Доктор Саксеус тяжело вздохнул:
— Не знаю, насколько это интересно… Как врач я бы сказал, что у нее, когда она поступила к нам, были серьезные личностные расстройства, кластер В. — У него был приятный глубокий голос.
— Что это значит?
— Неважно. — Саксеус откашлялся. — Но если вы спросите меня просто как человека, то я отвечу, что Беверли здорова, здоровее большинства людей… Я знаю, что говорю банальности, но на самом деле больна не она.
— Болен мир.
— Верно, — вздохнул доктор.
Сага сказала «спасибо», закончила разговор и свернула на Вальхалласвеген. Спина была такая потная, что приклеивалась к спинке сиденья. Зазвонил телефон; Сага рванула мимо светофора возле стадиона «Олимпия» в тот момент, когда желтый сменился красным. Звонила Анья.

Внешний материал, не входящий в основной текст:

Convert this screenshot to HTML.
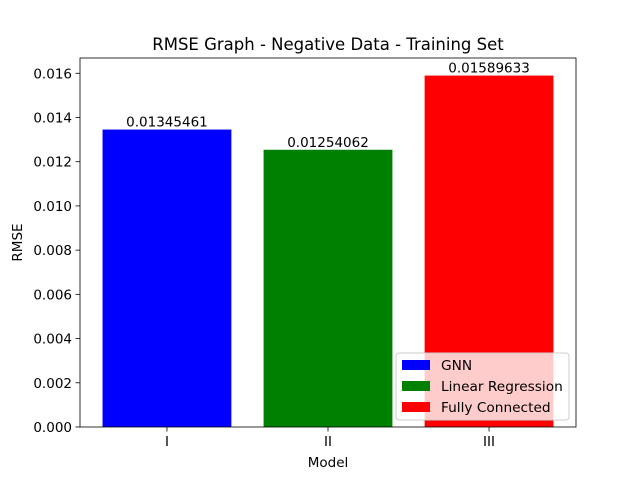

— Я подумала, что тоже могу поговорить с отцом Беверли, — сообщила она. — Классный дядька, только у него был неважный день — пришлось возиться с раненой коровой. Он сказал — «я ее утешал». Прежде вся его семья жила в этом доме. Теперь он остался в усадьбе один. Мы поговорили про «Удивительное путешествие Нильса Хольгерссона»,[49]под конец он принес несколько писем от Беверли. Он их даже не распечатывал — представляете, какой упрямый. Беверли писала свой телефон в каждом письме.
Сага несколько раз сказала «спасибо», потом остановила машину возле дома Риссенов и набрала номер мобильного Беверли.
Гудок за гудком исчезали в пустоте. Солнечный туман стоял перед церковью. Сага почувствовала, как дрожит от напряжения; времени оставалось все меньше, Йона вот-вот окажется один на один с Рафаэлем Гуиди.
Прижимая телефон к уху, Сага подошла к двери Роберта Риссена и позвонила. Вдруг в телефоне щелкнуло и послышался слабый шорох.
— Беверли, это ты? — спросила Сага.
Кто-то дышал в трубку.
— Беверли, ответь, пожалуйста. — Сага старалась говорить как можно ласковее. — Ты где?
— Я…
Снова тишина.
— Что? Беверли, что ты сказала, я не расслышала.